RECORDED DATA:

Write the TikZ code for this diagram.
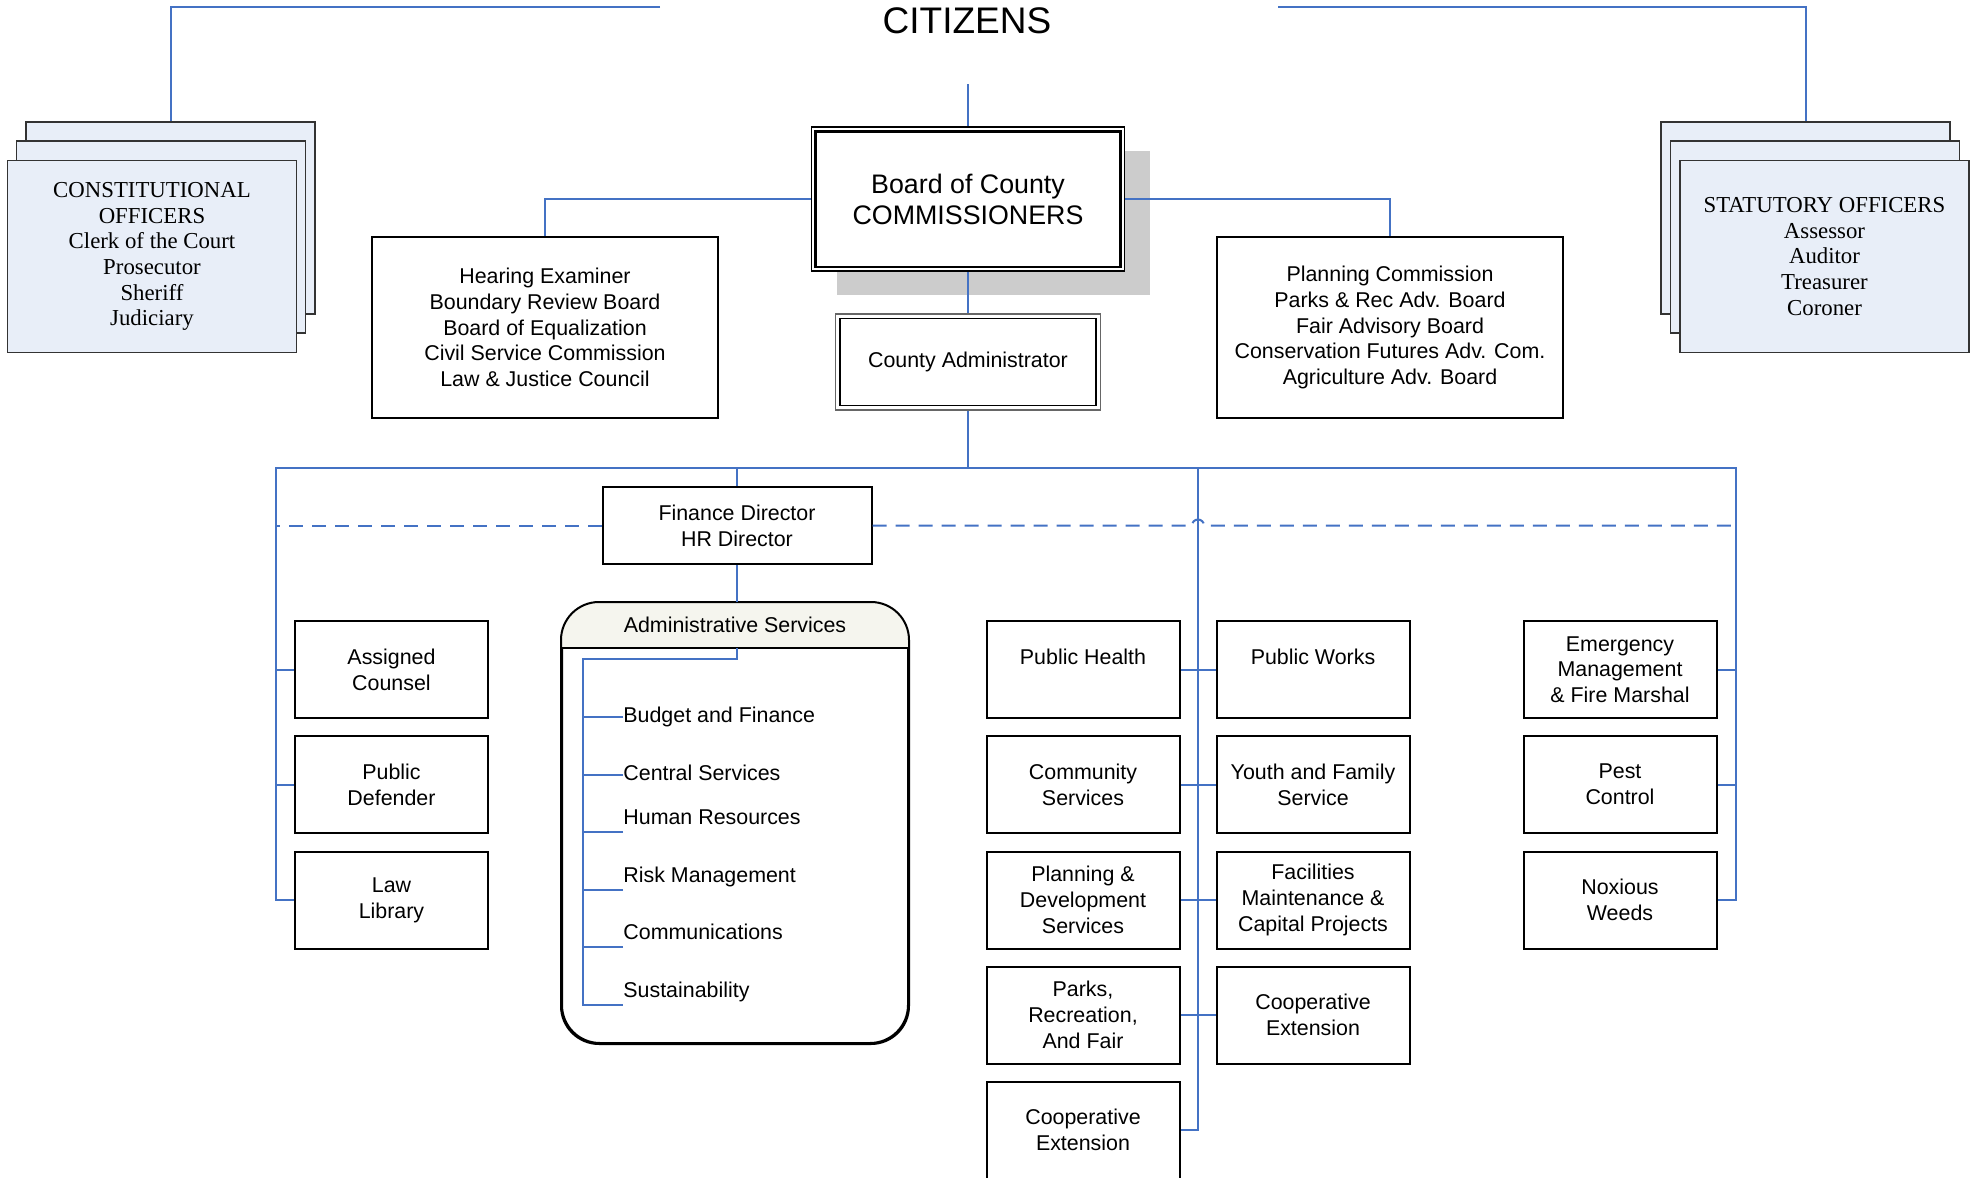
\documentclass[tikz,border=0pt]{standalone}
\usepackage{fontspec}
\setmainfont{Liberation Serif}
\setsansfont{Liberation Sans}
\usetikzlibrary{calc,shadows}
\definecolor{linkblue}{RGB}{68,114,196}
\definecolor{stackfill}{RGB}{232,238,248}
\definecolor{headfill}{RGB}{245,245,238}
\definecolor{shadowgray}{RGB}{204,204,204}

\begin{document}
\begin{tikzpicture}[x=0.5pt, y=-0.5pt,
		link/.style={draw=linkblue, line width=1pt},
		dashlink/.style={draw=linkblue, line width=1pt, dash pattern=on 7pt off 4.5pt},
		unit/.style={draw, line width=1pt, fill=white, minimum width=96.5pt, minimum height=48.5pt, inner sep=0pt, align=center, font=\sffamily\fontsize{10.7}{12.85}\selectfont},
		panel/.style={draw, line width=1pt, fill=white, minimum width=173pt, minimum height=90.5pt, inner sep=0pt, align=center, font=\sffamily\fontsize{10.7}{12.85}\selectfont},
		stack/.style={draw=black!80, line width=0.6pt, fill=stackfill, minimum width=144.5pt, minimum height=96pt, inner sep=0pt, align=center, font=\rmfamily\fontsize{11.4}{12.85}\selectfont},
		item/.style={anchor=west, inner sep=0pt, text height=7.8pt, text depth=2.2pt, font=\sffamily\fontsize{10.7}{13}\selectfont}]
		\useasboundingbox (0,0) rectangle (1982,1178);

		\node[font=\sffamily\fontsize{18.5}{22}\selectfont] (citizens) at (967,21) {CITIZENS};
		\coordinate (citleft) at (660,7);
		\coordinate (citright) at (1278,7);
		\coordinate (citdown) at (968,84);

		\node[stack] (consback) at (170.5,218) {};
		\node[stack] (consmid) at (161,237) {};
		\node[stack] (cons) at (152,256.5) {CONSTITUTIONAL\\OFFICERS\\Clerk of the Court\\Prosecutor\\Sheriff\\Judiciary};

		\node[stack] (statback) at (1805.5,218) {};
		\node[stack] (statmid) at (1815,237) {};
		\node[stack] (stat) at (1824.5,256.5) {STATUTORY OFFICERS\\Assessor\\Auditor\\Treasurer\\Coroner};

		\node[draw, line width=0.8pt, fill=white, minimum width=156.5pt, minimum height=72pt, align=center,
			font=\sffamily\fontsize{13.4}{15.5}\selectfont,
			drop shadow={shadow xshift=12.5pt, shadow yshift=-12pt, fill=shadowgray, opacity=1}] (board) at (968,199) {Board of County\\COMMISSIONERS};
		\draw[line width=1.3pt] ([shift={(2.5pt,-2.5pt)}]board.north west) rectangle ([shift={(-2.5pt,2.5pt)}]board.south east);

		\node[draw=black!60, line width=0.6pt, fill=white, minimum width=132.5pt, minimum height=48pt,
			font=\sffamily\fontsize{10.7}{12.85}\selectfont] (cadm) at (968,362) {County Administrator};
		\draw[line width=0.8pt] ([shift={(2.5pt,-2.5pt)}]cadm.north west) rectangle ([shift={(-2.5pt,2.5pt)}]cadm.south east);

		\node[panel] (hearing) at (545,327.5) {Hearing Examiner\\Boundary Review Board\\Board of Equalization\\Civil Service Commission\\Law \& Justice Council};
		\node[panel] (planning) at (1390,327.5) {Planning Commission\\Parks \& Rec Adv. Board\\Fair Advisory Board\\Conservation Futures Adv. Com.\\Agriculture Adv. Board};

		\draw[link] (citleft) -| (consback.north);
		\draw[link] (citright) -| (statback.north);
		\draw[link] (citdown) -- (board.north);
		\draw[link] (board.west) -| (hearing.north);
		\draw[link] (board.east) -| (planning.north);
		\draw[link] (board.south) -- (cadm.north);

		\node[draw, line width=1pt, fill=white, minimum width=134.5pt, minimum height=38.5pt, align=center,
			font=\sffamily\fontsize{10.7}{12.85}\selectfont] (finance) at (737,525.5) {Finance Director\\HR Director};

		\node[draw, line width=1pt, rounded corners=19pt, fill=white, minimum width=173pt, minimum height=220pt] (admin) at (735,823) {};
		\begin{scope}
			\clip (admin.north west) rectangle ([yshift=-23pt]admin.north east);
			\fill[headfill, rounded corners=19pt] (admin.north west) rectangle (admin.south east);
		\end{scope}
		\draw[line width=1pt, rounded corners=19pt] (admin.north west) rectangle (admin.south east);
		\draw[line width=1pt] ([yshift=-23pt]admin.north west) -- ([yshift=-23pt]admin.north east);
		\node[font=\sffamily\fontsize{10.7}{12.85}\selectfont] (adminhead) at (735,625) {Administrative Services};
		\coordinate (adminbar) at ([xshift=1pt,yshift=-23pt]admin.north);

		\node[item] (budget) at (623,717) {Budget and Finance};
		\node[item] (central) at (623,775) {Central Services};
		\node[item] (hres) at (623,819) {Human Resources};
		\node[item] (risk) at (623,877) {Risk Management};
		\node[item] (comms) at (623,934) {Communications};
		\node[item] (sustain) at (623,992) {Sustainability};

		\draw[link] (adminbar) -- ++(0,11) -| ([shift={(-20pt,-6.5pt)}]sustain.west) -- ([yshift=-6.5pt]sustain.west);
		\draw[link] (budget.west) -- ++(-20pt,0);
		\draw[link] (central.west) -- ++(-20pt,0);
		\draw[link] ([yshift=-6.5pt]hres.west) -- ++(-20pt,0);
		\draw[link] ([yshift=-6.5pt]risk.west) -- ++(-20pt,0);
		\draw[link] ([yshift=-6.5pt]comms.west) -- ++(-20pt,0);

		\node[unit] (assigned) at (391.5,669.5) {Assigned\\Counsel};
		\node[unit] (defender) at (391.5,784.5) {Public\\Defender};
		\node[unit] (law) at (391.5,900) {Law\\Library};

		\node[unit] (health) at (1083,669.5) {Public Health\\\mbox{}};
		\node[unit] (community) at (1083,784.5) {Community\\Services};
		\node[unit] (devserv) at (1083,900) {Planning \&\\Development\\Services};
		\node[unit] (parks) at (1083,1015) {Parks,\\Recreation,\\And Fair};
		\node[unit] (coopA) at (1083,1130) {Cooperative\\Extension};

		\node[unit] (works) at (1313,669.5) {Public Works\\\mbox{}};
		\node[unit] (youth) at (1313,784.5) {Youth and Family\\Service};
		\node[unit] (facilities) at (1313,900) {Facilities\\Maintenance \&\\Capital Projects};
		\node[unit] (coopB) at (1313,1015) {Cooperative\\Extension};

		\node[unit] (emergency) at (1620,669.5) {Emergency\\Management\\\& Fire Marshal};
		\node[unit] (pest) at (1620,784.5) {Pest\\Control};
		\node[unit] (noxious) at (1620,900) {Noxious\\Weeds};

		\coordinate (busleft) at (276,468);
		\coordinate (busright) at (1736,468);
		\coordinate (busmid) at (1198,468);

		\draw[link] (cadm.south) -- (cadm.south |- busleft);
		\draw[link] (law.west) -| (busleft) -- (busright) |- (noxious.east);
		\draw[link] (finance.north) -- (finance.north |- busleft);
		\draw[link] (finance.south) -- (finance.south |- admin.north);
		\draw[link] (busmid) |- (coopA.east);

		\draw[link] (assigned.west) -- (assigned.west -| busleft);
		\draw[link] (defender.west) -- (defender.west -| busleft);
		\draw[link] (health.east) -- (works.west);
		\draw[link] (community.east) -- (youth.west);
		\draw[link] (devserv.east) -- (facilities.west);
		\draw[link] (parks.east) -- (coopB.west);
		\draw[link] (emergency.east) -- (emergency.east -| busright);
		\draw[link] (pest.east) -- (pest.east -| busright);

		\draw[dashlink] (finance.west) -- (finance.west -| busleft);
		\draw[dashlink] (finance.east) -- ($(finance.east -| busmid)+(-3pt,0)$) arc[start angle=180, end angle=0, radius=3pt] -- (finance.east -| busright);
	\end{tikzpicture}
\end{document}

TASK GOAL: Reproduce each line word for word and drop the pictures.

THE SOLUTION:
Write the TikZ code for this diagram.
\documentclass[tikz,border=0pt]{standalone}
\usepackage{fontspec}
\setmainfont{Liberation Serif}
\setsansfont{Liberation Sans}
\usetikzlibrary{calc,shadows}
\definecolor{linkblue}{RGB}{68,114,196}
\definecolor{stackfill}{RGB}{232,238,248}
\definecolor{headfill}{RGB}{245,245,238}
\definecolor{shadowgray}{RGB}{204,204,204}

\begin{document}
\begin{tikzpicture}[x=0.5pt, y=-0.5pt,
		link/.style={draw=linkblue, line width=1pt},
		dashlink/.style={draw=linkblue, line width=1pt, dash pattern=on 7pt off 4.5pt},
		unit/.style={draw, line width=1pt, fill=white, minimum width=96.5pt, minimum height=48.5pt, inner sep=0pt, align=center, font=\sffamily\fontsize{10.7}{12.85}\selectfont},
		panel/.style={draw, line width=1pt, fill=white, minimum width=173pt, minimum height=90.5pt, inner sep=0pt, align=center, font=\sffamily\fontsize{10.7}{12.85}\selectfont},
		stack/.style={draw=black!80, line width=0.6pt, fill=stackfill, minimum width=144.5pt, minimum height=96pt, inner sep=0pt, align=center, font=\rmfamily\fontsize{11.4}{12.85}\selectfont},
		item/.style={anchor=west, inner sep=0pt, text height=7.8pt, text depth=2.2pt, font=\sffamily\fontsize{10.7}{13}\selectfont}]
		\useasboundingbox (0,0) rectangle (1982,1178);

		\node[font=\sffamily\fontsize{18.5}{22}\selectfont] (citizens) at (967,21) {CITIZENS};
		\coordinate (citleft) at (660,7);
		\coordinate (citright) at (1278,7);
		\coordinate (citdown) at (968,84);

		\node[stack] (consback) at (170.5,218) {};
		\node[stack] (consmid) at (161,237) {};
		\node[stack] (cons) at (152,256.5) {CONSTITUTIONAL\\OFFICERS\\Clerk of the Court\\Prosecutor\\Sheriff\\Judiciary};

		\node[stack] (statback) at (1805.5,218) {};
		\node[stack] (statmid) at (1815,237) {};
		\node[stack] (stat) at (1824.5,256.5) {STATUTORY OFFICERS\\Assessor\\Auditor\\Treasurer\\Coroner};

		\node[draw, line width=0.8pt, fill=white, minimum width=156.5pt, minimum height=72pt, align=center,
			font=\sffamily\fontsize{13.4}{15.5}\selectfont,
			drop shadow={shadow xshift=12.5pt, shadow yshift=-12pt, fill=shadowgray, opacity=1}] (board) at (968,199) {Board of County\\COMMISSIONERS};
		\draw[line width=1.3pt] ([shift={(2.5pt,-2.5pt)}]board.north west) rectangle ([shift={(-2.5pt,2.5pt)}]board.south east);

		\node[draw=black!60, line width=0.6pt, fill=white, minimum width=132.5pt, minimum height=48pt,
			font=\sffamily\fontsize{10.7}{12.85}\selectfont] (cadm) at (968,362) {County Administrator};
		\draw[line width=0.8pt] ([shift={(2.5pt,-2.5pt)}]cadm.north west) rectangle ([shift={(-2.5pt,2.5pt)}]cadm.south east);

		\node[panel] (hearing) at (545,327.5) {Hearing Examiner\\Boundary Review Board\\Board of Equalization\\Civil Service Commission\\Law \& Justice Council};
		\node[panel] (planning) at (1390,327.5) {Planning Commission\\Parks \& Rec Adv. Board\\Fair Advisory Board\\Conservation Futures Adv. Com.\\Agriculture Adv. Board};

		\draw[link] (citleft) -| (consback.north);
		\draw[link] (citright) -| (statback.north);
		\draw[link] (citdown) -- (board.north);
		\draw[link] (board.west) -| (hearing.north);
		\draw[link] (board.east) -| (planning.north);
		\draw[link] (board.south) -- (cadm.north);

		\node[draw, line width=1pt, fill=white, minimum width=134.5pt, minimum height=38.5pt, align=center,
			font=\sffamily\fontsize{10.7}{12.85}\selectfont] (finance) at (737,525.5) {Finance Director\\HR Director};

		\node[draw, line width=1pt, rounded corners=19pt, fill=white, minimum width=173pt, minimum height=220pt] (admin) at (735,823) {};
		\begin{scope}
			\clip (admin.north west) rectangle ([yshift=-23pt]admin.north east);
			\fill[headfill, rounded corners=19pt] (admin.north west) rectangle (admin.south east);
		\end{scope}
		\draw[line width=1pt, rounded corners=19pt] (admin.north west) rectangle (admin.south east);
		\draw[line width=1pt] ([yshift=-23pt]admin.north west) -- ([yshift=-23pt]admin.north east);
		\node[font=\sffamily\fontsize{10.7}{12.85}\selectfont] (adminhead) at (735,625) {Administrative Services};
		\coordinate (adminbar) at ([xshift=1pt,yshift=-23pt]admin.north);

		\node[item] (budget) at (623,717) {Budget and Finance};
		\node[item] (central) at (623,775) {Central Services};
		\node[item] (hres) at (623,819) {Human Resources};
		\node[item] (risk) at (623,877) {Risk Management};
		\node[item] (comms) at (623,934) {Communications};
		\node[item] (sustain) at (623,992) {Sustainability};

		\draw[link] (adminbar) -- ++(0,11) -| ([shift={(-20pt,-6.5pt)}]sustain.west) -- ([yshift=-6.5pt]sustain.west);
		\draw[link] (budget.west) -- ++(-20pt,0);
		\draw[link] (central.west) -- ++(-20pt,0);
		\draw[link] ([yshift=-6.5pt]hres.west) -- ++(-20pt,0);
		\draw[link] ([yshift=-6.5pt]risk.west) -- ++(-20pt,0);
		\draw[link] ([yshift=-6.5pt]comms.west) -- ++(-20pt,0);

		\node[unit] (assigned) at (391.5,669.5) {Assigned\\Counsel};
		\node[unit] (defender) at (391.5,784.5) {Public\\Defender};
		\node[unit] (law) at (391.5,900) {Law\\Library};

		\node[unit] (health) at (1083,669.5) {Public Health\\\mbox{}};
		\node[unit] (community) at (1083,784.5) {Community\\Services};
		\node[unit] (devserv) at (1083,900) {Planning \&\\Development\\Services};
		\node[unit] (parks) at (1083,1015) {Parks,\\Recreation,\\And Fair};
		\node[unit] (coopA) at (1083,1130) {Cooperative\\Extension};

		\node[unit] (works) at (1313,669.5) {Public Works\\\mbox{}};
		\node[unit] (youth) at (1313,784.5) {Youth and Family\\Service};
		\node[unit] (facilities) at (1313,900) {Facilities\\Maintenance \&\\Capital Projects};
		\node[unit] (coopB) at (1313,1015) {Cooperative\\Extension};

		\node[unit] (emergency) at (1620,669.5) {Emergency\\Management\\\& Fire Marshal};
		\node[unit] (pest) at (1620,784.5) {Pest\\Control};
		\node[unit] (noxious) at (1620,900) {Noxious\\Weeds};

		\coordinate (busleft) at (276,468);
		\coordinate (busright) at (1736,468);
		\coordinate (busmid) at (1198,468);

		\draw[link] (cadm.south) -- (cadm.south |- busleft);
		\draw[link] (law.west) -| (busleft) -- (busright) |- (noxious.east);
		\draw[link] (finance.north) -- (finance.north |- busleft);
		\draw[link] (finance.south) -- (finance.south |- admin.north);
		\draw[link] (busmid) |- (coopA.east);

		\draw[link] (assigned.west) -- (assigned.west -| busleft);
		\draw[link] (defender.west) -- (defender.west -| busleft);
		\draw[link] (health.east) -- (works.west);
		\draw[link] (community.east) -- (youth.west);
		\draw[link] (devserv.east) -- (facilities.west);
		\draw[link] (parks.east) -- (coopB.west);
		\draw[link] (emergency.east) -- (emergency.east -| busright);
		\draw[link] (pest.east) -- (pest.east -| busright);

		\draw[dashlink] (finance.west) -- (finance.west -| busleft);
		\draw[dashlink] (finance.east) -- ($(finance.east -| busmid)+(-3pt,0)$) arc[start angle=180, end angle=0, radius=3pt] -- (finance.east -| busright);
	\end{tikzpicture}
\end{document}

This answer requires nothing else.